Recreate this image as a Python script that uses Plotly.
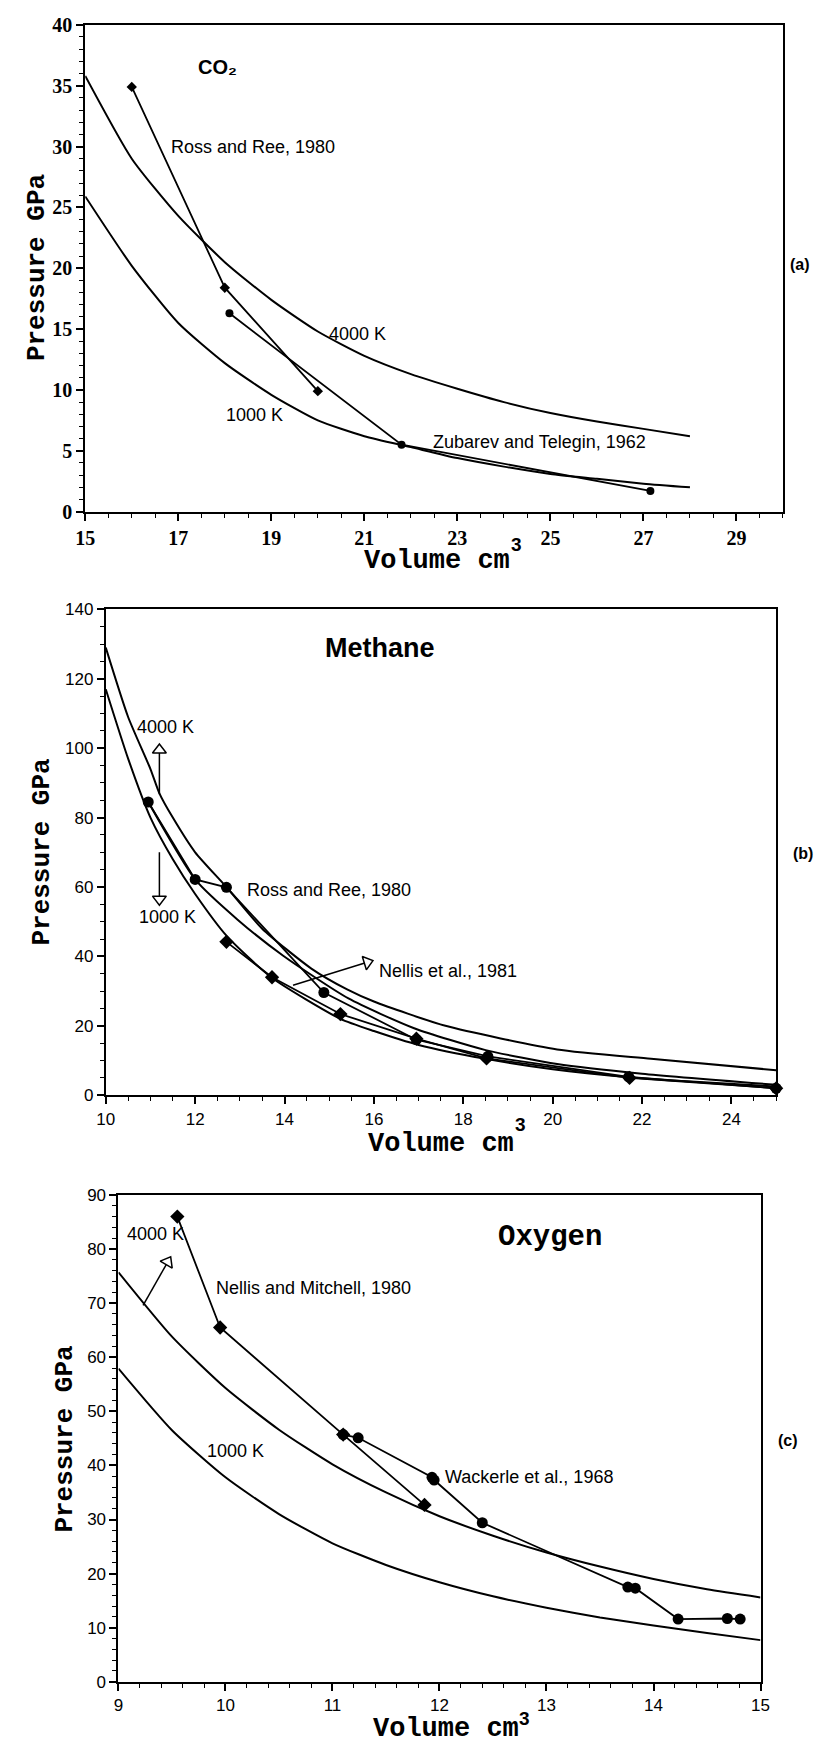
import math
import plotly.graph_objects as go

W, H = 834, 1754
SANS = "Liberation Sans, Arial, Helvetica, sans-serif"
SERIF = "Liberation Serif, Times New Roman, serif"
MONO = "Liberation Mono, Courier New, monospace"

# ---------------- Panel (a): CO2 ----------------
co2_v_curve = [15, 16, 17, 18, 19, 20, 21, 22, 23, 24, 25, 26, 27, 28]
co2_p_4000 = [35.8, 29.0, 24.3, 20.5, 17.4, 14.8, 12.8, 11.3, 10.1, 9.0, 8.1, 7.4, 6.8, 6.2]
co2_p_1000 = [25.9, 20.2, 15.5, 12.2, 9.6, 7.5, 6.2, 5.3, 4.4, 3.7, 3.1, 2.7, 2.3, 2.0]
co2_rr_v = [16.0, 18.0, 20.0]
co2_rr_p = [34.9, 18.4, 9.9]
co2_zt_v = [18.1, 21.8, 27.15]
co2_zt_p = [16.3, 5.5, 1.7]
co2_xticks = [15, 17, 19, 21, 23, 25, 27, 29]
co2_yticks = [0, 5, 10, 15, 20, 25, 30, 35, 40]

# ---------------- Panel (b): Methane ----------------
ch4_v_4000 = [10, 10.5, 11, 11.2, 11.5, 12, 12.7, 13.5, 14.6, 15.4, 16, 17.6, 20.1, 22.2, 25]
ch4_p_4000 = [129, 109, 94, 87, 80, 70, 60, 48, 36.5, 30.5, 27, 20, 13.2, 10.5, 7.2]
ch4_v_1000 = [10, 10.5, 11, 11.5, 12, 12.7, 13.7, 15.25, 16, 17, 18.5, 20, 21.7, 23, 25]
ch4_p_1000 = [117, 97, 80, 68, 58, 46, 34, 22, 18.5, 14.5, 10.5, 7.5, 5.2, 4.0, 2.5]
ch4_v_mid = [10.95, 12.0, 12.95, 13.97, 15.43, 16.9, 18.5, 20.1, 22.0, 25.0]
ch4_p_mid = [84.5, 62.2, 50.6, 40.2, 27.9, 19.3, 13.0, 9.0, 6.2, 3.0]
ch4_rr_v = [10.95, 12.0, 12.7, 14.88, 16.95, 18.55, 21.7, 25.0]
ch4_rr_p = [84.5, 62.2, 59.9, 29.6, 16.0, 11.2, 5.3, 2.0]
ch4_nel_v = [12.7, 13.72, 15.25, 16.95, 18.52, 21.72, 25.0]
ch4_nel_p = [44.2, 34.0, 23.4, 16.3, 10.6, 5.0, 2.0]
ch4_xticks = [10, 12, 14, 16, 18, 20, 22, 24]
ch4_yticks = [0, 20, 40, 60, 80, 100, 120, 140]

# ---------------- Panel (c): Oxygen ----------------
o2_v_curve = [9, 9.5, 10, 10.5, 11, 11.5, 12, 12.5, 13, 13.5, 14, 14.5, 15]
o2_p_4000 = [75.7, 63.8, 54.3, 46.6, 40.2, 35.0, 30.6, 27.0, 23.9, 21.3, 19.0, 17.1, 15.6]
o2_p_1000 = [57.9, 46.5, 37.8, 31.0, 25.6, 21.6, 18.4, 15.8, 13.7, 11.9, 10.4, 9.0, 7.7]
o2_nm_v = [9.55, 9.95, 11.1, 11.86]
o2_nm_p = [86.0, 65.5, 45.7, 32.7]
o2_wk_v = [11.1, 11.24, 11.93, 11.95, 12.4, 13.76, 13.83, 14.23, 14.69, 14.81]
o2_wk_p = [45.7, 45.1, 37.8, 37.3, 29.4, 17.5, 17.3, 11.6, 11.7, 11.6]
o2_xticks = [9, 10, 11, 12, 13, 14, 15]
o2_yticks = [0, 10, 20, 30, 40, 50, 60, 70, 80, 90]

# pixel boxes of the three plot areas (left, right, top, bottom)
boxes = {
    "a": (77, 791, 14, 507),
    "b": (98, 784, 606, 1098),
    "c": (111, 768, 1199, 1692),
}
ranges = {
    "a": ((15, 30), (0, 40)),
    "b": ((10, 25), (0, 140)),
    "c": ((9, 15), (0, 90)),
}
axid = {"a": ("x", "y"), "b": ("x2", "y2"), "c": ("x3", "y3")}

fig = go.Figure()


def line(panel, x, y, width=2.0):
    xa, ya = axid[panel]
    fig.add_trace(go.Scatter(x=x, y=y, xaxis=xa, yaxis=ya, mode="lines",
                             line=dict(color="black", width=width, shape="spline", smoothing=0.6),
                             hoverinfo="skip", showlegend=False, cliponaxis=False))


def data(panel, x, y, symbol, size, width=1.8):
    xa, ya = axid[panel]
    fig.add_trace(go.Scatter(x=x, y=y, xaxis=xa, yaxis=ya, mode="lines+markers",
                             line=dict(color="black", width=width),
                             marker=dict(symbol=symbol, size=size, color="black"),
                             hoverinfo="skip", showlegend=False, cliponaxis=False))


def scale(panel):
    l, r, t, b = boxes[panel]
    (x0, x1), (y0, y1) = ranges[panel]
    return (r - l) / (x1 - x0), (b - t) / (y1 - y0)


def arrow(panel, x0, y0, x1, y1):
    xa, ya = axid[panel]
    sx, sy = scale(panel)
    ang = math.degrees(math.atan2((x1 - x0) * sx, (y1 - y0) * sy))
    fig.add_trace(go.Scatter(x=[x0, x1], y=[y0, y1], xaxis=xa, yaxis=ya, mode="lines",
                             line=dict(color="black", width=1.5),
                             hoverinfo="skip", showlegend=False, cliponaxis=False))
    fig.add_trace(go.Scatter(x=[x1], y=[y1], xaxis=xa, yaxis=ya, mode="markers",
                             marker=dict(symbol="triangle-up", size=12, angle=ang, color="white",
                                         line=dict(color="black", width=1.5)),
                             hoverinfo="skip", showlegend=False, cliponaxis=False))


# Panel (a)
line("a", co2_v_curve, co2_p_4000)
line("a", co2_v_curve, co2_p_1000)
data("a", co2_rr_v, co2_rr_p, "diamond", 8)
data("a", co2_zt_v, co2_zt_p, "circle", 8)

# Panel (b)
line("b", ch4_v_4000, ch4_p_4000)
line("b", ch4_v_1000, ch4_p_1000)
line("b", ch4_v_mid, ch4_p_mid)
data("b", ch4_rr_v, ch4_rr_p, "circle", 11)
data("b", ch4_nel_v, ch4_nel_p, "diamond", 11)
arrow("b", 11.2, 86.7, 11.2, 99.5)
arrow("b", 11.2, 70.0, 11.2, 56.5)
arrow("b", 14.19, 31.7, 15.85, 38.3)

# Panel (c)
line("c", o2_v_curve, o2_p_4000)
line("c", o2_v_curve, o2_p_1000)
data("c", o2_nm_v, o2_nm_p, "diamond", 11)
data("c", o2_wk_v, o2_wk_p, "circle", 11)
arrow("c", 9.23, 69.6, 9.46, 77.6)


def axis_common(panel, ticks_font, xticks, yticks, xminor, yminor):
    l, r, t, b = boxes[panel]
    (x0, x1), (y0, y1) = ranges[panel]
    base = dict(showline=True, linecolor="black", linewidth=2, mirror=True,
                showgrid=False, zeroline=False, ticks="outside", ticklen=7,
                tickwidth=1.5, tickcolor="black", tickfont=ticks_font)
    xa = dict(base, domain=[l / W, r / W], range=[x0, x1], tickvals=xticks,
              minor=dict(dtick=xminor, ticks="outside", ticklen=4, tickcolor="black",
                         tickwidth=1, showgrid=False))
    ya = dict(base, domain=[1 - b / H, 1 - t / H], range=[y0, y1], tickvals=yticks,
              minor=dict(dtick=yminor, ticks="outside", ticklen=4, tickcolor="black",
                         tickwidth=1, showgrid=False))
    return xa, ya


fa = dict(family=SERIF, size=20, color="black", weight="bold")
fb = dict(family=SANS, size=17, color="black")
xa1, ya1 = axis_common("a", fa, co2_xticks, co2_yticks, 0.5, 1)
xa2, ya2 = axis_common("b", fb, ch4_xticks, ch4_yticks, 0.5, 5)
xa3, ya3 = axis_common("c", fb, o2_xticks, o2_yticks, 0.2, 2)
xa1.update(anchor="y"); ya1.update(anchor="x")
xa2.update(anchor="y2"); ya2.update(anchor="x2")
xa3.update(anchor="y3"); ya3.update(anchor="x3")

ann = []


def txt(panel, x, y, text, size=18, family=SANS, xanchor="left"):
    xa, ya = axid[panel]
    ann.append(dict(x=x, y=y, xref=xa, yref=ya, text=text, showarrow=False,
                    xanchor=xanchor, yanchor="middle",
                    font=dict(family=family, size=size, color="black")))


def ptxt(px, py, text, size, family, angle=0):
    ann.append(dict(x=px / W, y=1 - py / H, xref="paper", yref="paper", text=text,
                    showarrow=False, xanchor="center", yanchor="middle", textangle=angle,
                    borderpad=0, font=dict(family=family, size=size, color="black")))


# panel (a) labels
txt("a", 17.84, 36.5, "<b>CO₂</b>", size=20, xanchor="center")
txt("a", 16.79, 30.0, "Ross and Ree, 1980")
txt("a", 20.19, 14.6, "4000 K")
txt("a", 17.98, 7.95, "1000 K")
txt("a", 22.44, 5.76, "Zubarev and Telegin, 1962")
# panel (b) labels
txt("b", 14.85, 128.9, "<b>Methane</b>", size=27)
txt("b", 10.66, 106.1, "4000 K")
txt("b", 10.70, 51.5, "1000 K")
txt("b", 13.11, 59.2, "Ross and Ree, 1980")
txt("b", 16.06, 35.9, "Nellis et al., 1981")
# panel (c) labels
txt("c", 12.53, 82.1, "<b>Oxygen</b>", size=29, family=MONO)
txt("c", 9.06, 82.7, "4000 K")
txt("c", 9.89, 72.8, "Nellis and Mitchell, 1980")
txt("c", 9.81, 42.7, "1000 K")
txt("c", 12.03, 37.8, "Wackerle et al., 1968")

# axis titles
ytitle = "<b>Pressure GPa</b>"
xtitle = "<b>Volume cm</b>"
ptxt(27, 260, ytitle, 26, MONO, -90)
ptxt(33, 852, ytitle, 26, MONO, -90)
ptxt(56, 1446, ytitle, 26, MONO, -90)
ptxt(437, 557, xtitle, 27, MONO)
ptxt(441, 1147, xtitle, 27, MONO)
ptxt(446, 1740, xtitle, 27, MONO)
ptxt(518, 540, "<b>3</b>", 19, SANS)
ptxt(522, 1128, "<b>3</b>", 19, SANS)
ptxt(527, 1729, "<b>3</b>", 19, SANS)
# panel letters
ptxt(808, 257, "<b>(a)</b>", 16, SANS)
ptxt(811, 853, "<b>(b)</b>", 16, SANS)
ptxt(796, 1448, "<b>(c)</b>", 16, SANS)

fig.update_layout(
    width=W, height=H, margin=dict(l=0, r=0, t=0, b=0),
    paper_bgcolor="white", plot_bgcolor="white", showlegend=False,
    xaxis=xa1, yaxis=ya1, xaxis2=xa2, yaxis2=ya2, xaxis3=xa3, yaxis3=ya3,
    annotations=ann,
)

fig.write_html("out.html")
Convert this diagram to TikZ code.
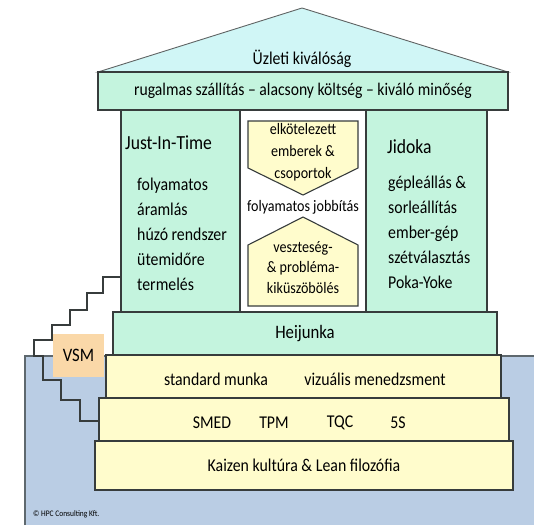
\documentclass[tikz,border=0pt]{standalone}
\usepackage{fontspec}
\setmainfont{Carlito}[FakeStretch=0.88]
\usetikzlibrary{calc, positioning}
\definecolor{roofCyan}{RGB}{208,246,246}
\definecolor{pillarMint}{RGB}{196,244,222}
\definecolor{baseYellow}{RGB}{255,252,204}
\definecolor{vsmOrange}{RGB}{250,216,168}
\definecolor{waterBlue}{RGB}{186,205,228}
\definecolor{lineGray}{RGB}{55,60,60}

\begin{document}
\begin{tikzpicture}[x=1pt,y=-1pt,
    box/.style={draw=lineGray, line width=1.1pt, inner sep=0pt, font=\fontsize{18}{20}\selectfont},
    mintbox/.style={box, fill=pillarMint},
    yellowbox/.style={box, fill=baseYellow},
    pillartext/.style={anchor=west, align=left, inner sep=0pt, font=\fontsize{18}{25}\selectfont},
    midtext/.style={align=center, inner sep=0pt, font=\fontsize{16}{22}\selectfont}]

    \useasboundingbox (0,0) rectangle (534,525);

    % water and stairs
    \fill[waterBlue] (25,356) rectangle (534,525);
    \draw[lineGray!70!waterBlue, line width=1.2pt] (25,525) -- (25,356) -- (534,356);
    \draw[lineGray, line width=2.2pt] (121,277) -- (103,277) -- (103,293) -- (87,293) -- (87,310)
        -- (70,310) -- (70,325) -- (52,325) -- (52,340) -- (34,340) -- (34,356) -- (43,356)
        -- (43,380) -- (61,380) -- (61,400) -- (80,400) -- (80,421) -- (99,421);
    \node[fill=vsmOrange, minimum width=51pt, minimum height=43pt, inner sep=0pt,
        font=\fontsize{19}{20}\selectfont] (vsm) at (78.5,355.5) {VSM};

    % roof
    \draw[draw=lineGray!80, line width=0.9pt, fill=roofCyan] (98,72) -- (302,8) -- (508,72) -- cycle;
    \node[font=\fontsize{18}{20}\selectfont] (excellence) at (302,59) {Üzleti kiválóság};
    \node[mintbox, minimum width=410pt, minimum height=38pt, font=\fontsize{17.8}{20}\selectfont]
        (banner) at (303,91) {rugalmas szállítás -- alacsony költség -- kiváló minőség};

    % pillars
    \node[mintbox, minimum width=119pt, minimum height=202pt] (jit) at (180.5,211) {};
    \node[mintbox, minimum width=121pt, minimum height=202pt] (jidoka) at (426.5,211) {};
    \node[pillartext, font=\fontsize{20}{22}\selectfont] (jitTitle) at (125,143) {Just-In-Time};
    \node[pillartext] (jitText) at (137,234)
        {folyamatos\\áramlás\\húzó rendszer\\ütemidőre\\termelés};
    \node[pillartext, font=\fontsize{20}{22}\selectfont] (jidokaTitle) at (387,147) {Jidoka};
    \node[pillartext] (jidokaText) at (388,232.5)
        {gépleállás \&\\sorleállítás\\ember-gép\\szétválasztás\\Poka-Yoke};

    % people and improvement
    \draw[yellowbox] (248,121) -- (358,121) -- (358,168) -- (303,195) -- (248,168) -- cycle;
    \draw[yellowbox] (248,245) -- (303,217) -- (358,245) -- (358,306) -- (248,306) -- cycle;
    \node[midtext] (people) at (303,152) {elkötelezett\\emberek \&\\csoportok};
    \node[midtext] (improve) at (303,207) {folyamatos jobbítás};
    \node[midtext, font=\fontsize{16}{20.5}\selectfont] (waste) at (303,267.5)
        {veszteség-\\\& probléma-\\kiküszöbölés};

    % foundation
    \node[mintbox, minimum width=384pt, minimum height=43pt, font=\fontsize{19}{20}\selectfont]
        (heijunka) at (305,333.5) {Heijunka};
    \node[yellowbox, minimum width=395pt, minimum height=43pt] (standard) at (303.5,376.5) {};
    \node[font=\fontsize{18}{20}\selectfont] (stdWork) at (216,379) {standard munka};
    \node[font=\fontsize{18}{20}\selectfont] (visual) at (375,379) {vizuális menedzsment};
    \node[yellowbox, minimum width=410pt, minimum height=43pt] (tools) at (304,419.5) {};
    \node[font=\fontsize{18}{20}\selectfont] (smed) at (212,423) {SMED};
    \node[font=\fontsize{18}{20}\selectfont] (tpm) at (274,423) {TPM};
    \node[font=\fontsize{18}{20}\selectfont] (tqc) at (340,423) {TQC};
    \node[font=\fontsize{18}{20}\selectfont] (fiveS) at (398,423) {5S};
    \node[yellowbox, minimum width=418pt, minimum height=49pt] (kaizen) at (304,465.5)
        {Kaizen kultúra \& Lean filozófia};

    \node[anchor=west, inner sep=0pt, font=\fontsize{8.5}{9}\selectfont] (copy) at (33,514)
        {© HPC Consulting Kft.};
\end{tikzpicture}
\end{document}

-- WHAT YOU HAVE TO DO --
Write out each line of the listing above, exactly, from its first line to the line holding "ch4_yticks = [0, 20, 40, 60, 80, 100, 120, 140]", inclusive. Skip the pictures.

-- REPLY --
Recreate this image as a Python script that uses Plotly.
import math
import plotly.graph_objects as go

W, H = 834, 1754
SANS = "Liberation Sans, Arial, Helvetica, sans-serif"
SERIF = "Liberation Serif, Times New Roman, serif"
MONO = "Liberation Mono, Courier New, monospace"

# ---------------- Panel (a): CO2 ----------------
co2_v_curve = [15, 16, 17, 18, 19, 20, 21, 22, 23, 24, 25, 26, 27, 28]
co2_p_4000 = [35.8, 29.0, 24.3, 20.5, 17.4, 14.8, 12.8, 11.3, 10.1, 9.0, 8.1, 7.4, 6.8, 6.2]
co2_p_1000 = [25.9, 20.2, 15.5, 12.2, 9.6, 7.5, 6.2, 5.3, 4.4, 3.7, 3.1, 2.7, 2.3, 2.0]
co2_rr_v = [16.0, 18.0, 20.0]
co2_rr_p = [34.9, 18.4, 9.9]
co2_zt_v = [18.1, 21.8, 27.15]
co2_zt_p = [16.3, 5.5, 1.7]
co2_xticks = [15, 17, 19, 21, 23, 25, 27, 29]
co2_yticks = [0, 5, 10, 15, 20, 25, 30, 35, 40]

# ---------------- Panel (b): Methane ----------------
ch4_v_4000 = [10, 10.5, 11, 11.2, 11.5, 12, 12.7, 13.5, 14.6, 15.4, 16, 17.6, 20.1, 22.2, 25]
ch4_p_4000 = [129, 109, 94, 87, 80, 70, 60, 48, 36.5, 30.5, 27, 20, 13.2, 10.5, 7.2]
ch4_v_1000 = [10, 10.5, 11, 11.5, 12, 12.7, 13.7, 15.25, 16, 17, 18.5, 20, 21.7, 23, 25]
ch4_p_1000 = [117, 97, 80, 68, 58, 46, 34, 22, 18.5, 14.5, 10.5, 7.5, 5.2, 4.0, 2.5]
ch4_v_mid = [10.95, 12.0, 12.95, 13.97, 15.43, 16.9, 18.5, 20.1, 22.0, 25.0]
ch4_p_mid = [84.5, 62.2, 50.6, 40.2, 27.9, 19.3, 13.0, 9.0, 6.2, 3.0]
ch4_rr_v = [10.95, 12.0, 12.7, 14.88, 16.95, 18.55, 21.7, 25.0]
ch4_rr_p = [84.5, 62.2, 59.9, 29.6, 16.0, 11.2, 5.3, 2.0]
ch4_nel_v = [12.7, 13.72, 15.25, 16.95, 18.52, 21.72, 25.0]
ch4_nel_p = [44.2, 34.0, 23.4, 16.3, 10.6, 5.0, 2.0]
ch4_xticks = [10, 12, 14, 16, 18, 20, 22, 24]
ch4_yticks = [0, 20, 40, 60, 80, 100, 120, 140]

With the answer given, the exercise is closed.